▸ WHAT THIS TASK INVOLVES: Every line from the top of the records through the line containing "1-350/552, (1186-124)/1206, (350-25)/552])" should be retyped exactly; the pictures should not.

▸ INFORMATION PROVIDED:
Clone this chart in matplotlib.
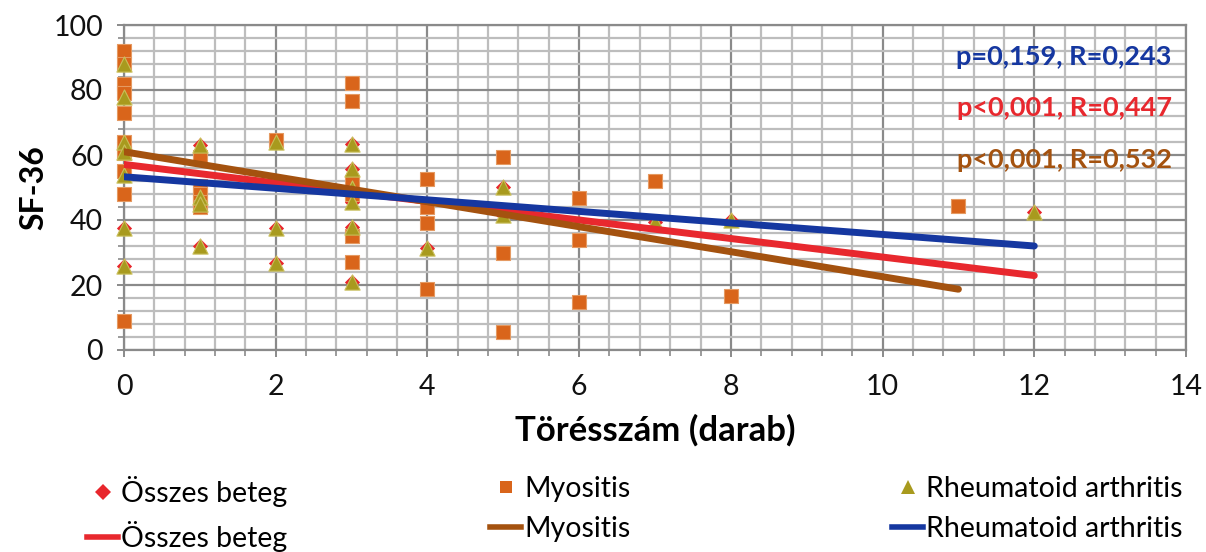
import matplotlib
matplotlib.use("Agg")
import matplotlib.pyplot as plt
import numpy as np
from matplotlib.lines import Line2D
from matplotlib.ticker import MultipleLocator

plt.rcParams['font.family'] = ['Lato', 'DejaVu Sans']

# ---- data ----
myo_x = [0, 0, 0, 0, 0, 0, 0, 0, 0, 0,
         1, 1, 1, 1, 1,
         2,
         3, 3, 3, 3, 3, 3,
         4, 4, 4, 4,
         5, 5, 5,
         6, 6, 6,
         7,
         8,
         11]
myo_y = [92, 88, 82, 79, 73, 64, 60.5, 55, 48, 9,
         59.5, 50.5, 48, 45.5, 44,
         64.5,
         82.3, 76.6, 51.8, 48, 35, 27,
         52.5, 44.1, 39.2, 18.9,
         59.5, 29.7, 5.6,
         46.9, 33.7, 14.7,
         52,
         16.7,
         44.3]

ra_x = [0, 0, 0, 0, 0, 0, 0,
        1, 1, 1, 1,
        2, 2, 2,
        3, 3, 3, 3, 3, 3,
        4,
        5, 5,
        7,
        8,
        12]
ra_y = [88, 78, 64, 61, 54, 37.5, 26,
        63, 47, 45, 32,
        64, 37.5, 26.7,
        63.3, 55.7, 50, 45.6, 38, 21,
        31.5,
        50.3, 41.5,
        39.5,
        40,
        42.6]

all_x = myo_x + ra_x
all_y = myo_y + ra_y

# trendlines (intercept, slope, x-range)
trend_all = (57.1, -2.85, 0, 12)
trend_myo = (61.0, -3.845, 0, 11)
trend_ra = (53.3, -1.775, 0, 12)

stats_labels = ["p=0,159, R=0,243", "p<0,001, R=0,447", "p<0,001, R=0,532"]

# ---- styles ----
c_all = '#e8262c'
c_myo = '#d9651b'
c_ra = '#a89a1e'
c_line_all = '#e8282e'
c_line_myo = '#a4520f'
c_line_ra = '#1537a0'

fig = plt.figure(figsize=(12.06, 5.52), dpi=100)
ax = fig.add_axes([124/1206, 1-350/552, (1186-124)/1206, (350-25)/552])

ax.set_xlim(0, 14)
ax.set_ylim(0, 100)
ax.xaxis.set_major_locator(MultipleLocator(2))
ax.xaxis.set_minor_locator(MultipleLocator(0.4))
ax.yaxis.set_major_locator(MultipleLocator(20))
ax.yaxis.set_minor_locator(MultipleLocator(4))
ax.grid(which='minor', color='#bdbdbd', linewidth=1.6, linestyle='-', zorder=0)
ax.grid(which='major', color='#8a8a8a', linewidth=1.6, linestyle='-', zorder=0)
ax.set_axisbelow(True)
for s in ax.spines.values():
    s.set_color('#8a8a8a')
    s.set_linewidth(1.6)
ax.tick_params(which='major', direction='inout', length=10, width=1.4, color='#8a8a8a',
               labelsize=20.5, pad=10, labelcolor='#111111')
ax.tick_params(axis='x', which='major', pad=12)
ax.tick_params(which='minor', direction='out', length=4, width=1.2, color='#8a8a8a')

ax.scatter(all_x, all_y, marker='D', s=60, color=c_all, zorder=3, linewidths=0, clip_on=False)
ax.scatter(myo_x, myo_y, marker='s', s=110, color=c_myo, zorder=4,
           edgecolors='#e59a62', linewidths=0.8, clip_on=False)
ax.scatter(ra_x, ra_y, marker='^', s=120, color=c_ra, zorder=5,
           edgecolors='#c9bf5a', linewidths=0.8, clip_on=False)

def draw_trend(t, color):
    b, m, x0, x1 = t
    xs = np.array([x0, x1])
    ax.plot(xs, b + m*xs, color=color, linewidth=5, solid_capstyle='round', zorder=6)

draw_trend(trend_all, c_line_all)
draw_trend(trend_myo, c_line_myo)
draw_trend(trend_ra, c_line_ra)

for lab, col, yy in zip(stats_labels, [c_line_ra, c_line_all, c_line_myo], [90.2, 74.5, 58.5]):
    ax.text(13.81, yy, lab, color=col, fontsize=19.5, fontweight='bold',
            ha='right', va='center', zorder=7)

ax.set_xlabel('Törésszám (darab)', fontsize=25, fontweight='bold', labelpad=10)
ax.set_ylabel('SF-36', fontsize=23, fontweight='bold', labelpad=4)

# legends (three columns, two rows each)
names = ['Összes beteg', 'Myositis', 'Rheumatoid arthritis']
mk = [('D', c_all, 8), ('s', c_myo, 9), ('^', c_ra, 10)]
lc = [c_line_all, c_line_myo, c_line_ra]
col_x = [87, 490, 892]
for i in range(3):
    h1 = Line2D([], [], linestyle='none', marker=mk[i][0], color=mk[i][1],
                markersize=mk[i][2], markeredgewidth=0)
    h2 = Line2D([], [], color=lc[i], linewidth=4)
    fig.legend([h1, h2], [names[i], names[i]], loc='upper left',
               bbox_to_anchor=(col_x[i]/1206, 1-476/552), frameon=False,
               fontsize=20.5, handlelength=1.1, handletextpad=0.1,
               labelspacing=0.5, borderpad=0, borderaxespad=0)

fig.savefig('out.png', dpi=100)
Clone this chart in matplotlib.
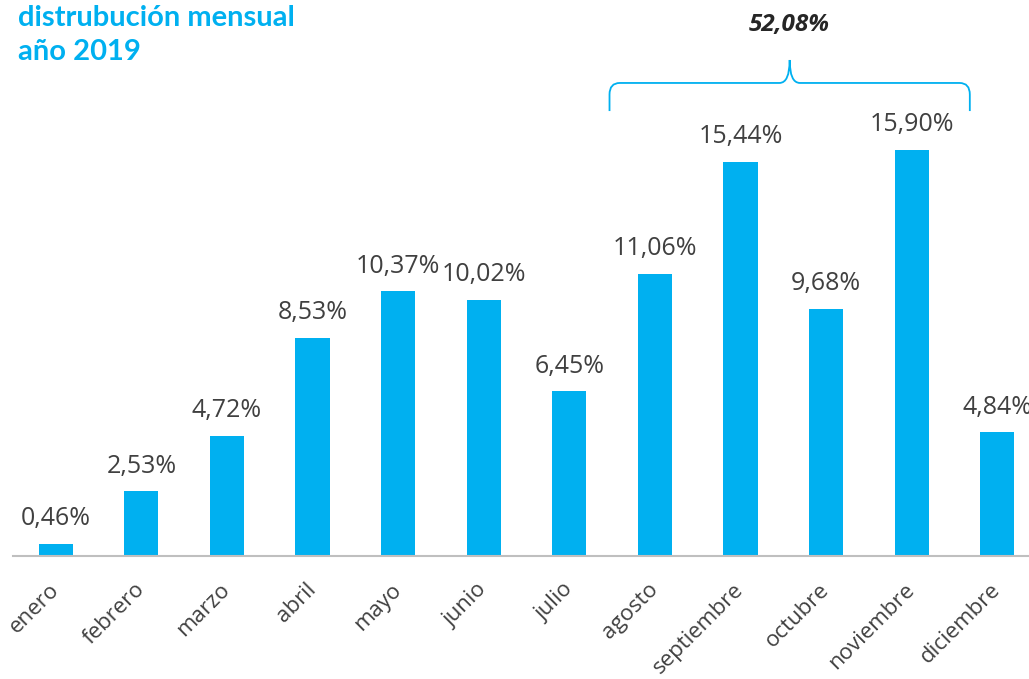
import matplotlib
matplotlib.use("Agg")
import matplotlib.pyplot as plt
from matplotlib.path import Path
from matplotlib.patches import PathPatch
import numpy as np

MONTHS = ["enero", "febrero", "marzo", "abril", "mayo", "junio", "julio",
          "agosto", "septiembre", "octubre", "noviembre", "diciembre"]
SHARE = [0.46, 2.53, 4.72, 8.53, 10.37, 10.02, 6.45,
         11.06, 15.44, 9.68, 15.90, 4.84]
# months grouped under the brace (agosto..noviembre)
GROUP = [7, 8, 9, 10]

BLUE = "#00B0F0"
TXT = "#404040"


def pct(v):
    return f"{v:.2f}%".replace(".", ",")


fig = plt.figure(figsize=(10.29, 6.79), dpi=100)
# axes runs a little past the right edge, like the source slide
ax = fig.add_axes([13 / 1029, 123 / 679, 1027 / 1029, 556 / 679])
x = np.arange(len(MONTHS))
ax.bar(x, SHARE, width=0.4, color=BLUE, zorder=2)
ax.set_xlim(-0.5, 11.5)
ax.set_ylim(0, 21.78)

for xi, v in zip(x, SHARE):
    ax.text(xi, v + 0.5, pct(v), ha="center", va="bottom",
            fontsize=18, color=TXT, family="Open Sans")

for s in ["top", "right", "left"]:
    ax.spines[s].set_visible(False)
ax.spines["bottom"].set_color("#BFBFBF")
ax.spines["bottom"].set_linewidth(1.5)
ax.set_yticks([])
ax.set_xticks(x)
ax.set_xticklabels(MONTHS, rotation=45, ha="right", va="center",
                   rotation_mode="anchor", fontsize=16, color=TXT,
                   family="Open Sans")
ax.tick_params(axis="x", length=0, pad=22)

# brace over the grouped months
x0, x1 = GROUP[0] - 0.53, GROUP[-1] + 0.68
xc = (x0 + x1) / 2
yb, yt, ytip = 17.43, 18.53, 19.43
rx, ry = 0.12, 0.45
verts = [(x0, yb), (x0, yt - ry), (x0, yt), (x0 + rx, yt),
         (xc - rx, yt), (xc, yt), (xc, ytip),
         (xc, yt), (xc + rx, yt),
         (x1 - rx, yt), (x1, yt), (x1, yt - ry), (x1, yb)]
codes = [Path.MOVETO, Path.LINETO, Path.CURVE3, Path.CURVE3,
         Path.LINETO, Path.CURVE3, Path.CURVE3,
         Path.CURVE3, Path.CURVE3,
         Path.LINETO, Path.CURVE3, Path.CURVE3, Path.LINETO]
ax.add_patch(PathPatch(Path(verts, codes), fill=False, edgecolor=BLUE,
                       lw=1.3, clip_on=False))
total = sum(SHARE[i] for i in GROUP)
ax.text(xc, 20.8, pct(total), ha="center", va="center", fontsize=17.5,
        fontweight="bold", fontstyle="italic", color="#262626",
        family="Open Sans")

fig.text(18 / 1029, 1 - 18 / 679, "distrubución mensual", ha="left",
         va="center", fontsize=21, fontweight="bold", color=BLUE, family="Lato")
fig.text(18 / 1029, 1 - 52 / 679, "año 2019", ha="left",
         va="center", fontsize=21, fontweight="bold", color=BLUE, family="Lato")

fig.savefig("out.png", dpi=100)
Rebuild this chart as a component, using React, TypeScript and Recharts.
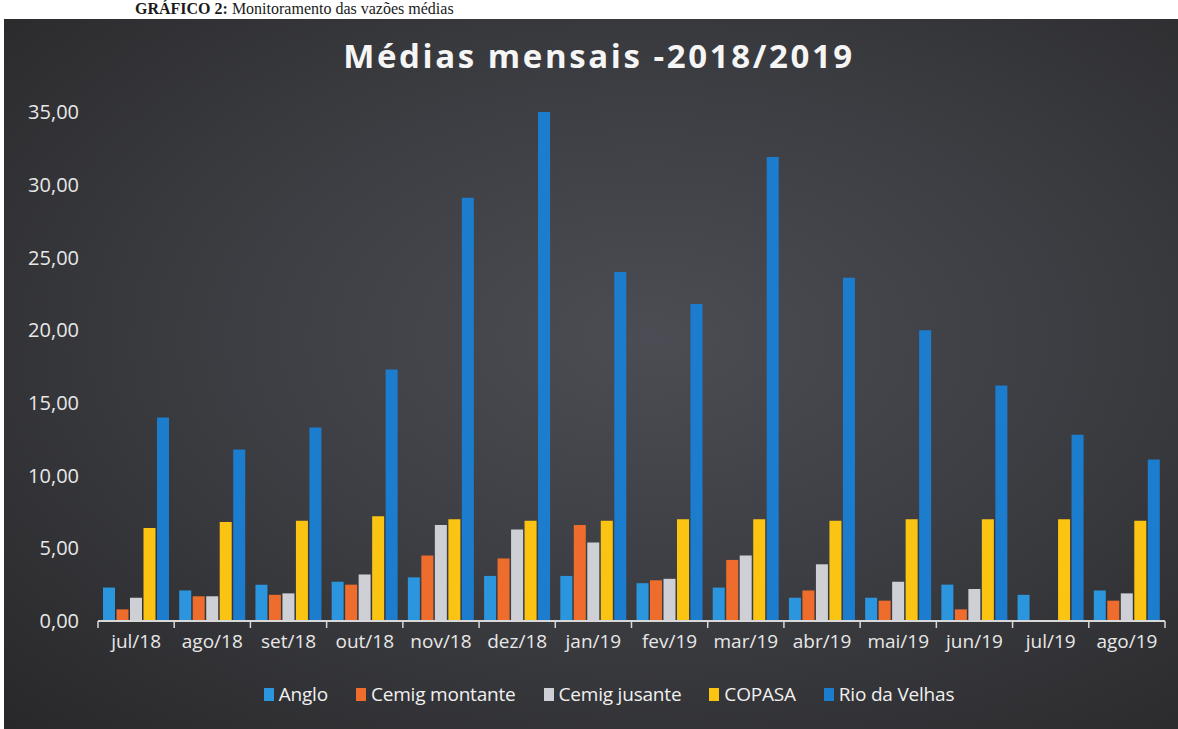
import { BarChart, Bar, XAxis, YAxis, Legend } from "recharts";

// ─── Data ──────────────────────────────────────────────────────────────────

const months = [
  "jul/18", "ago/18", "set/18", "out/18", "nov/18", "dez/18", "jan/19",
  "fev/19", "mar/19", "abr/19", "mai/19", "jun/19", "jul/19", "ago/19",
];
const anglo = [2.3, 2.1, 2.5, 2.7, 3.0, 3.1, 3.1, 2.6, 2.3, 1.6, 1.6, 2.5, 1.8, 2.1];
const cemigMontante = [0.8, 1.7, 1.8, 2.5, 4.5, 4.3, 6.6, 2.8, 4.2, 2.1, 1.4, 0.8, null, 1.4];
const cemigJusante = [1.6, 1.7, 1.9, 3.2, 6.6, 6.3, 5.4, 2.9, 4.5, 3.9, 2.7, 2.2, null, 1.9];
const copasa = [6.4, 6.8, 6.9, 7.2, 7.0, 6.9, 6.9, 7.0, 7.0, 6.9, 7.0, 7.0, 7.0, 6.9];
const rioVelhas = [14.0, 11.8, 13.3, 17.3, 29.1, 35.0, 24.0, 21.8, 31.9, 23.6, 20.0, 16.2, 12.8, 11.1];
const yTicks = [0, 5, 10, 15, 20, 25, 30, 35];

const series = [
  { key: "anglo", name: "Anglo", color: "#2b95de" },
  { key: "cemigMontante", name: "Cemig montante", color: "#ee6d2c" },
  { key: "cemigJusante", name: "Cemig jusante", color: "#cfcfd6" },
  { key: "copasa", name: "COPASA", color: "#fcc412" },
  { key: "rioVelhas", name: "Rio da Velhas", color: "#1c7dcf" },
];

const data = months.map((m, i) => ({
  month: m,
  anglo: anglo[i],
  cemigMontante: cemigMontante[i],
  cemigJusante: cemigJusante[i],
  copasa: copasa[i],
  rioVelhas: rioVelhas[i],
}));

const FONT = "'Open Sans', 'Noto Sans', sans-serif";

// ─── Axis tick with Excel-style boundary marks ────────────────────────────

function MonthTick(props: any) {
  const { x, y, payload, index, visibleTicksCount } = props;
  const half = payload?.offset ?? 0;
  const base = y - 14;
  const isLast = index === (visibleTicksCount ?? months.length) - 1;
  return (
    <g>
      <line x1={x - half} x2={x - half} y1={base} y2={base + 7} stroke="#d8d8d8" strokeWidth={1.5} />
      {isLast && <line x1={x + half} x2={x + half} y1={base} y2={base + 7} stroke="#d8d8d8" strokeWidth={1.5} />}
      <text x={x} y={y} dy="0.71em" textAnchor="middle" fill="#e8e8e8" fontSize={19} fontFamily={FONT}>
        {payload.value}
      </text>
    </g>
  );
}

// ─── Legend ────────────────────────────────────────────────────────────────

function LegendContent() {
  return (
    <div style={{ display: "flex", justifyContent: "center", gap: 28, paddingLeft: 36, fontFamily: FONT }}>
      {series.map((s) => (
        <div key={s.key} style={{ display: "flex", alignItems: "center", gap: 5 }}>
          <span style={{ width: 10, height: 13, background: s.color, display: "inline-block" }} />
          <span style={{ color: "#f0f0f0", fontSize: 19, letterSpacing: -0.2 }}>{s.name}</span>
        </div>
      ))}
    </div>
  );
}

// ─── Main ──────────────────────────────────────────────────────────────────

export default function App() {
  return (
    <div style={{ position: "absolute", left: 0, top: 0, width: 1178, height: 729, background: "#fff", overflow: "hidden" }}>
      <div
        style={{
          position: "absolute",
          left: 135,
          top: 0,
          fontFamily: "'Liberation Serif', 'DejaVu Serif', serif",
          fontSize: 16,
          lineHeight: "18px",
          color: "#1a1a1a",
          whiteSpace: "nowrap",
        }}
      >
        <b>GRÁFICO 2:</b> Monitoramento das vazões médias
      </div>
      <div
        style={{
          position: "absolute",
          left: 4,
          top: 19,
          width: 1174,
          height: 710,
          background: "radial-gradient(ellipse at 55% 45%, #4c4d54 0%, #3d3e43 45%, #28282a 100%)",
        }}
      >
        <div
          style={{
            position: "absolute",
            top: 14,
            left: 0,
            width: 1174,
            textAlign: "center",
            paddingLeft: 16,
            boxSizing: "border-box",
            fontFamily: FONT,
            fontWeight: 700,
            fontSize: 33,
            letterSpacing: 2.6,
            color: "#f5f5f5",
          }}
        >
          Médias mensais -2018/2019
        </div>
        <BarChart
          width={1174}
          height={710}
          data={data}
          margin={{ top: 93, right: 13, bottom: 63, left: 0 }}
          barCategoryGap={5}
          barGap={1.5}
          barSize={12}
        >
          <XAxis
            dataKey="month"
            axisLine={{ stroke: "#d8d8d8", strokeWidth: 2 }}
            tickLine={false}
            tickSize={0}
            tickMargin={14}
            height={45}
            interval={0}
            tick={<MonthTick />}
          />
          <YAxis
            width={94}
            domain={[0, 35]}
            ticks={yTicks}
            axisLine={false}
            tickLine={false}
            tickSize={0}
            tickMargin={19}
            tickFormatter={(v: number) => v.toFixed(2).replace(".", ",")}
            tick={{ fill: "#e8e8e8", fontSize: 20, fontFamily: FONT }}
          />
          <Legend
            layout="horizontal"
            verticalAlign="middle"
            align="center"
            content={<LegendContent />}
            wrapperStyle={{ top: 662, left: 0, width: 1174 }}
          />
          {series.map((s) => (
            <Bar key={s.key} dataKey={s.key} name={s.name} fill={s.color} isAnimationActive={false} />
          ))}
        </BarChart>
      </div>
    </div>
  );
}
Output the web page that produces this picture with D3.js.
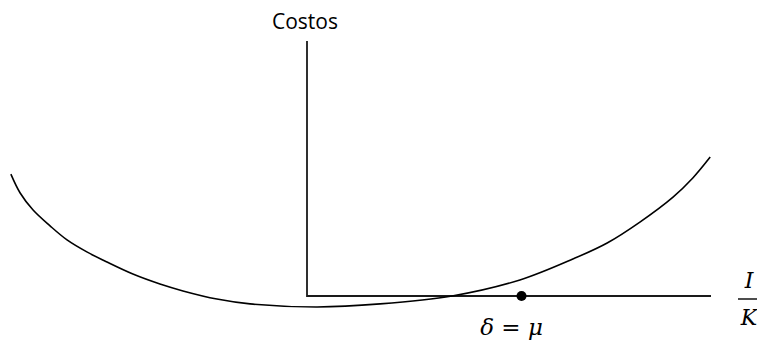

▸ RESPONSE TO THE EXERCISE:
Clone this chart in matplotlib.
import matplotlib
matplotlib.use("Agg")
import matplotlib.pyplot as plt
import numpy as np
from matplotlib.lines import Line2D
from matplotlib.ticker import MultipleLocator

plt.rcParams['font.family'] = ['Lato', 'DejaVu Sans']

# ---- data ----
myo_x = [0, 0, 0, 0, 0, 0, 0, 0, 0, 0,
         1, 1, 1, 1, 1,
         2,
         3, 3, 3, 3, 3, 3,
         4, 4, 4, 4,
         5, 5, 5,
         6, 6, 6,
         7,
         8,
         11]
myo_y = [92, 88, 82, 79, 73, 64, 60.5, 55, 48, 9,
         59.5, 50.5, 48, 45.5, 44,
         64.5,
         82.3, 76.6, 51.8, 48, 35, 27,
         52.5, 44.1, 39.2, 18.9,
         59.5, 29.7, 5.6,
         46.9, 33.7, 14.7,
         52,
         16.7,
         44.3]

ra_x = [0, 0, 0, 0, 0, 0, 0,
        1, 1, 1, 1,
        2, 2, 2,
        3, 3, 3, 3, 3, 3,
        4,
        5, 5,
        7,
        8,
        12]
ra_y = [88, 78, 64, 61, 54, 37.5, 26,
        63, 47, 45, 32,
        64, 37.5, 26.7,
        63.3, 55.7, 50, 45.6, 38, 21,
        31.5,
        50.3, 41.5,
        39.5,
        40,
        42.6]

all_x = myo_x + ra_x
all_y = myo_y + ra_y

# trendlines (intercept, slope, x-range)
trend_all = (57.1, -2.85, 0, 12)
trend_myo = (61.0, -3.845, 0, 11)
trend_ra = (53.3, -1.775, 0, 12)

stats_labels = ["p=0,159, R=0,243", "p<0,001, R=0,447", "p<0,001, R=0,532"]

# ---- styles ----
c_all = '#e8262c'
c_myo = '#d9651b'
c_ra = '#a89a1e'
c_line_all = '#e8282e'
c_line_myo = '#a4520f'
c_line_ra = '#1537a0'

fig = plt.figure(figsize=(12.06, 5.52), dpi=100)
ax = fig.add_axes([124/1206, 1-350/552, (1186-124)/1206, (350-25)/552])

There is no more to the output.